Every line below that holds the string "with" should be copied out.

(Plotting code records)
** Start **

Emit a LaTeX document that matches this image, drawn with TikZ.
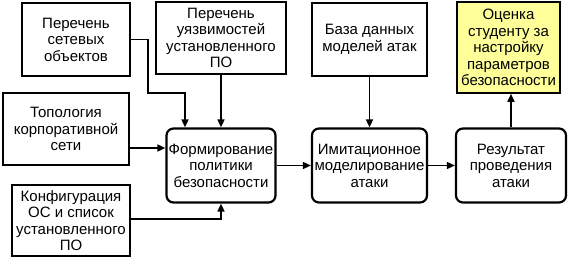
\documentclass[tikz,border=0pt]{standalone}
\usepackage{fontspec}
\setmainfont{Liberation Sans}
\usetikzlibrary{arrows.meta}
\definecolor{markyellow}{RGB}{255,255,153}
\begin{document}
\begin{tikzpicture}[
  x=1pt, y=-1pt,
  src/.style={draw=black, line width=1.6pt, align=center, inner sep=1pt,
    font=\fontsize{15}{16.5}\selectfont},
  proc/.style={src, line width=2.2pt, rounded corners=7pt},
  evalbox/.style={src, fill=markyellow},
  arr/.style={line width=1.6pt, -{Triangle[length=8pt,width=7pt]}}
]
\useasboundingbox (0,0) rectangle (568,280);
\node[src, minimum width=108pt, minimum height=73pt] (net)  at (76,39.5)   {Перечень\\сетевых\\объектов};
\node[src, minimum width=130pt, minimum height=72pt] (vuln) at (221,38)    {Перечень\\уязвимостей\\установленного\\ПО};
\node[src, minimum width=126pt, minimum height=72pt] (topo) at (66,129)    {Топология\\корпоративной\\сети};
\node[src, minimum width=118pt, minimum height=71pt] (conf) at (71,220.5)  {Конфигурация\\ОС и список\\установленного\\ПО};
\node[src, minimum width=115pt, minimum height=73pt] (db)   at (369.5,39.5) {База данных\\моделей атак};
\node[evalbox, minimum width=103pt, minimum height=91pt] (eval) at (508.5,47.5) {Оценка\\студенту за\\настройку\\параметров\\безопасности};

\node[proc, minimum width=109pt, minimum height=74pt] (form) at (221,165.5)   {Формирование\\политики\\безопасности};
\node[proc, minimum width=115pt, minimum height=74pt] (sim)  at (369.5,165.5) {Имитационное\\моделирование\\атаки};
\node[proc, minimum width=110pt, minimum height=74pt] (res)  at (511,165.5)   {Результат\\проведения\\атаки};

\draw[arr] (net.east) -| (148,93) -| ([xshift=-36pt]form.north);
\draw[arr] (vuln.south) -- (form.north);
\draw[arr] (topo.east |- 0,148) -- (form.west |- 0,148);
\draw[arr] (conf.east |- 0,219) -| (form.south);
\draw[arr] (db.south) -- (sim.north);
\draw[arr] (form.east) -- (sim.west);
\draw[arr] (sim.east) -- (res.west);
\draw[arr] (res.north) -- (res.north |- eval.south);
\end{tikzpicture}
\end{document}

** End **
** Start **

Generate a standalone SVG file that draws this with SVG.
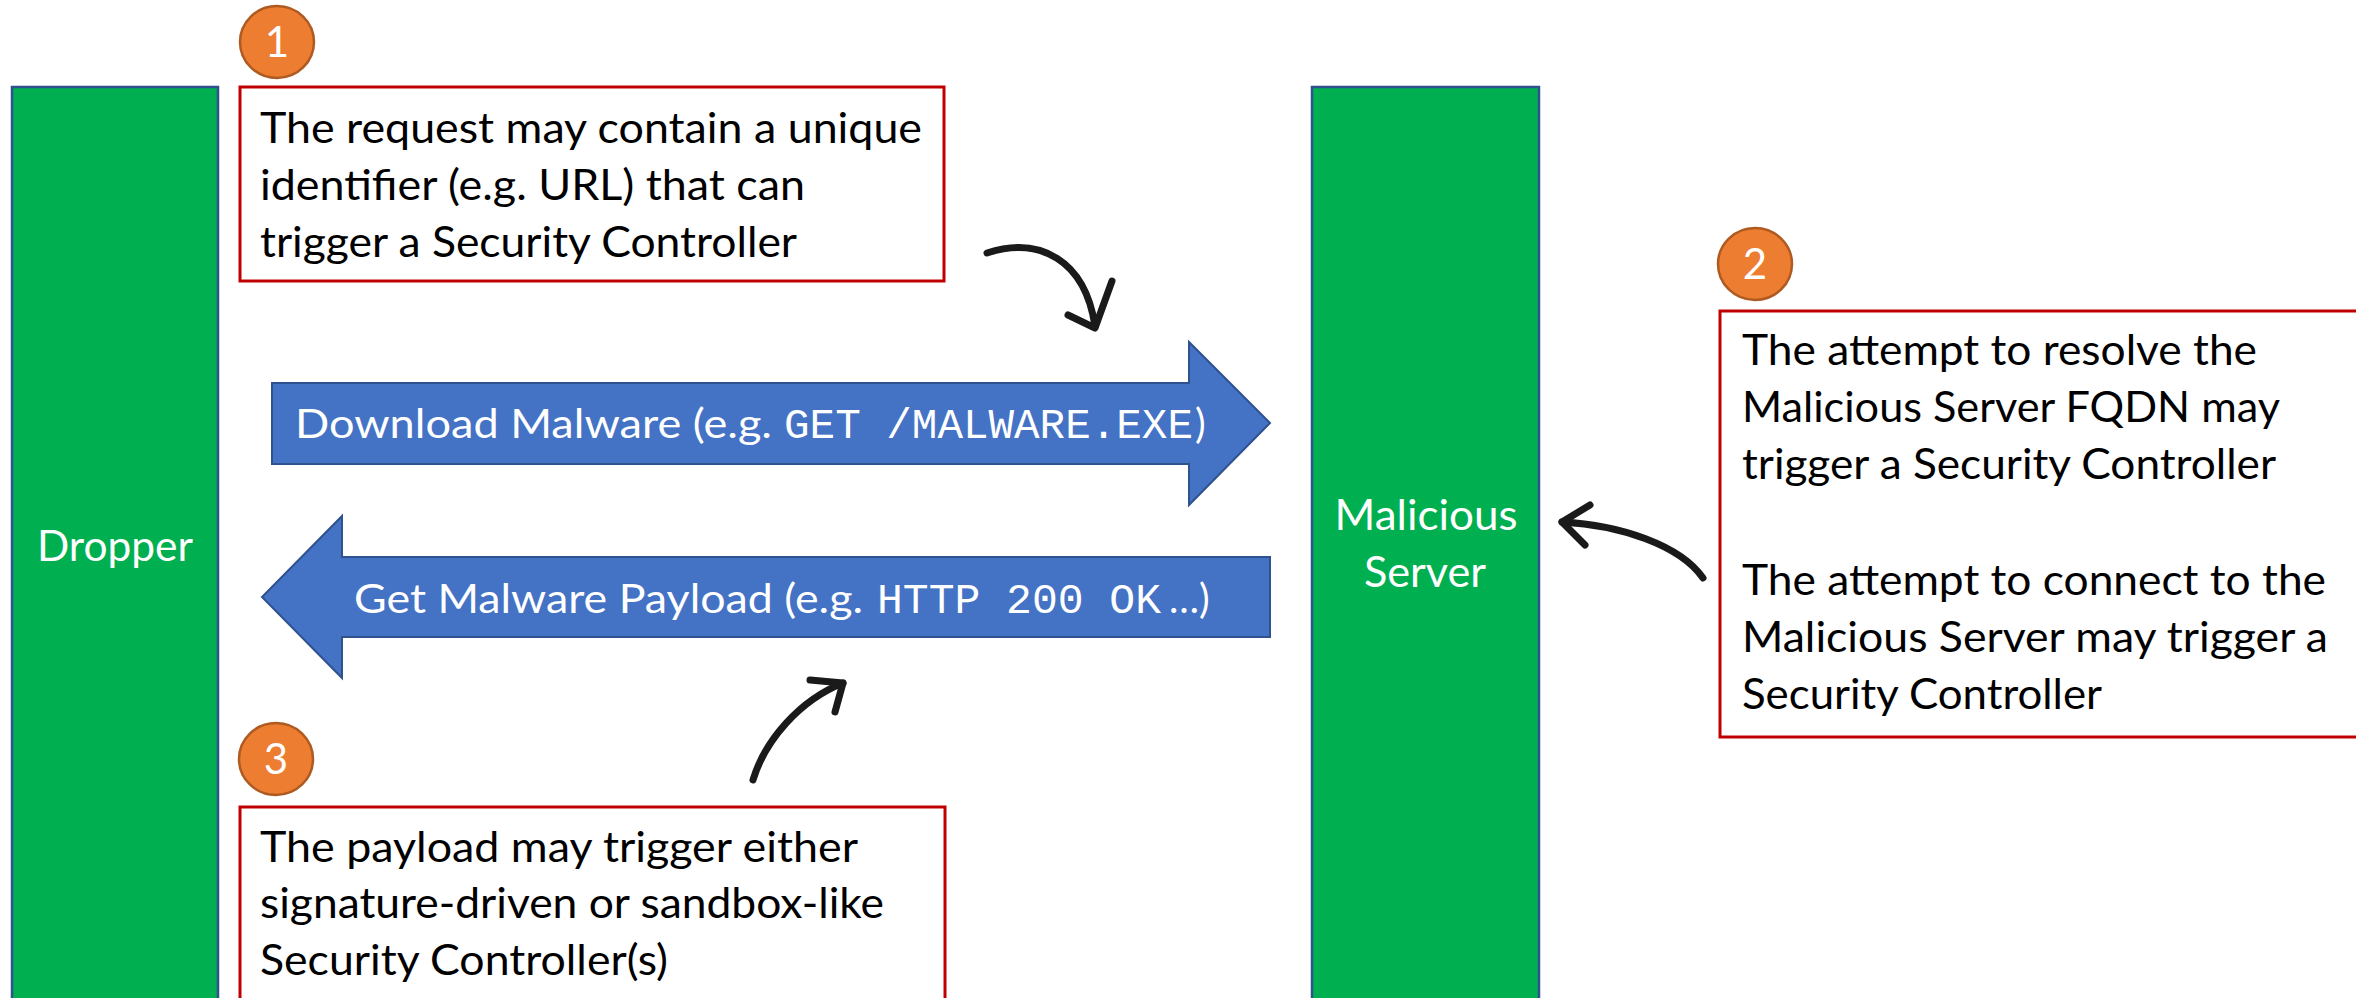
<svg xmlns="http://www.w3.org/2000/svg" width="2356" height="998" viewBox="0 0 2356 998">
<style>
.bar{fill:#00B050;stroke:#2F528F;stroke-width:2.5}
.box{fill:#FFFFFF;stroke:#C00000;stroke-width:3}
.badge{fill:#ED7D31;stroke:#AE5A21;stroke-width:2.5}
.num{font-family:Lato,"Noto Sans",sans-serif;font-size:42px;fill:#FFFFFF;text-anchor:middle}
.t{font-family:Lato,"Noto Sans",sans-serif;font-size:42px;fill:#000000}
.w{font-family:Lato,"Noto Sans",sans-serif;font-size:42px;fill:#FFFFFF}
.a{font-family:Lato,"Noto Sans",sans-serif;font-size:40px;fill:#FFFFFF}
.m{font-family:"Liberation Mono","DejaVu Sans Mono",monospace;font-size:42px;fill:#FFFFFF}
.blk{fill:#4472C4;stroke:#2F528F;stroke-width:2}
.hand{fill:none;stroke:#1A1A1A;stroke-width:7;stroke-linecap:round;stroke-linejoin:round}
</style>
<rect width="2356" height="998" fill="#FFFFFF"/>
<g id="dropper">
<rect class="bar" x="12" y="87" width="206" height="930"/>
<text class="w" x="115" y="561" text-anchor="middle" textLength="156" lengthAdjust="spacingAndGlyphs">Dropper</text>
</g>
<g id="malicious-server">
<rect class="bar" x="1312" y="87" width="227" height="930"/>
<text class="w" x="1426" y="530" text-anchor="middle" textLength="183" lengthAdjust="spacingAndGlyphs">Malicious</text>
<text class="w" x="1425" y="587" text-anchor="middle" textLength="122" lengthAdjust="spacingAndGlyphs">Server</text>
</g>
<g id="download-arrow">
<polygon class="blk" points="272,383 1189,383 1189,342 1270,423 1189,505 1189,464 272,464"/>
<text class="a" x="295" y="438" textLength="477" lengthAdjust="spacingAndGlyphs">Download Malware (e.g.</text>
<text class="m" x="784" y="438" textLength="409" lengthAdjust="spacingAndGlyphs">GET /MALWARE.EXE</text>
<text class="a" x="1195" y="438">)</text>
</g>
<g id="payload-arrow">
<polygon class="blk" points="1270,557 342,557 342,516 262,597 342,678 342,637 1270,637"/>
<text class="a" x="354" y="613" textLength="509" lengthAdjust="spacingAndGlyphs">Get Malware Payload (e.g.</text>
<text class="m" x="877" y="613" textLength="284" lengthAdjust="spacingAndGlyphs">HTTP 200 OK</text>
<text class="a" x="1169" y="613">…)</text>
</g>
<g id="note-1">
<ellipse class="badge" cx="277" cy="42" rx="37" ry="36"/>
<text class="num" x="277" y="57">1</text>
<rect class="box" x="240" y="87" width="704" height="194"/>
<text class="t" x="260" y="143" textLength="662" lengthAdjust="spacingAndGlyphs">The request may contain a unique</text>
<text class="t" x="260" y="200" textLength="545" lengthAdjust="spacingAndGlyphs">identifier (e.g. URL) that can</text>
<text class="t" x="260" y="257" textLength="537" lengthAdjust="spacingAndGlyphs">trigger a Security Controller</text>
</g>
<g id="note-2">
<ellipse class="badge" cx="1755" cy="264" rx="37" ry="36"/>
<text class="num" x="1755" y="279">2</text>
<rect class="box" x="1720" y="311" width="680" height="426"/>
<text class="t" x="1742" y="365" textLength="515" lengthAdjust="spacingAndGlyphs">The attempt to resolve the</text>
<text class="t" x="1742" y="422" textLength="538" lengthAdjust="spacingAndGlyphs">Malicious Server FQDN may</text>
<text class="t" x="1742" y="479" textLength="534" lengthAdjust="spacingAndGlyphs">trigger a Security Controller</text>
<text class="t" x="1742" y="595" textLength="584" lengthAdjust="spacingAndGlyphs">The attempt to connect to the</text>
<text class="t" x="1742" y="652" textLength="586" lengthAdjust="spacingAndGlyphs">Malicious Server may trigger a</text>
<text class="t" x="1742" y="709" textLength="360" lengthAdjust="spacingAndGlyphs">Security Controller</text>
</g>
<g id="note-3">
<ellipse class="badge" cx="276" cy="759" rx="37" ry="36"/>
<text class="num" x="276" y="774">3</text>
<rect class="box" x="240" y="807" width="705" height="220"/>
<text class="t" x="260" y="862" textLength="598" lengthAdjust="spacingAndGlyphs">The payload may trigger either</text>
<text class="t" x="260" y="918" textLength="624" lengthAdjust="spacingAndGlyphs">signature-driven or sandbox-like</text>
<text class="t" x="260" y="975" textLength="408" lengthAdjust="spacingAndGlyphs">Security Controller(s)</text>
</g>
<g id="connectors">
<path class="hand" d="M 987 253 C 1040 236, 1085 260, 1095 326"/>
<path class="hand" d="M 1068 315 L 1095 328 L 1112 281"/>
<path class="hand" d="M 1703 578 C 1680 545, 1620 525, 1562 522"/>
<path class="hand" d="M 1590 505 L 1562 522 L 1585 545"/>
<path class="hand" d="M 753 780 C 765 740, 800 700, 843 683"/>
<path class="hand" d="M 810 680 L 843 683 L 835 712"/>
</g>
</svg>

** End **

**TASK OUTPUT**
Emit a LaTeX document that matches this image, drawn with TikZ.
Generate a standalone SVG file that draws this with SVG.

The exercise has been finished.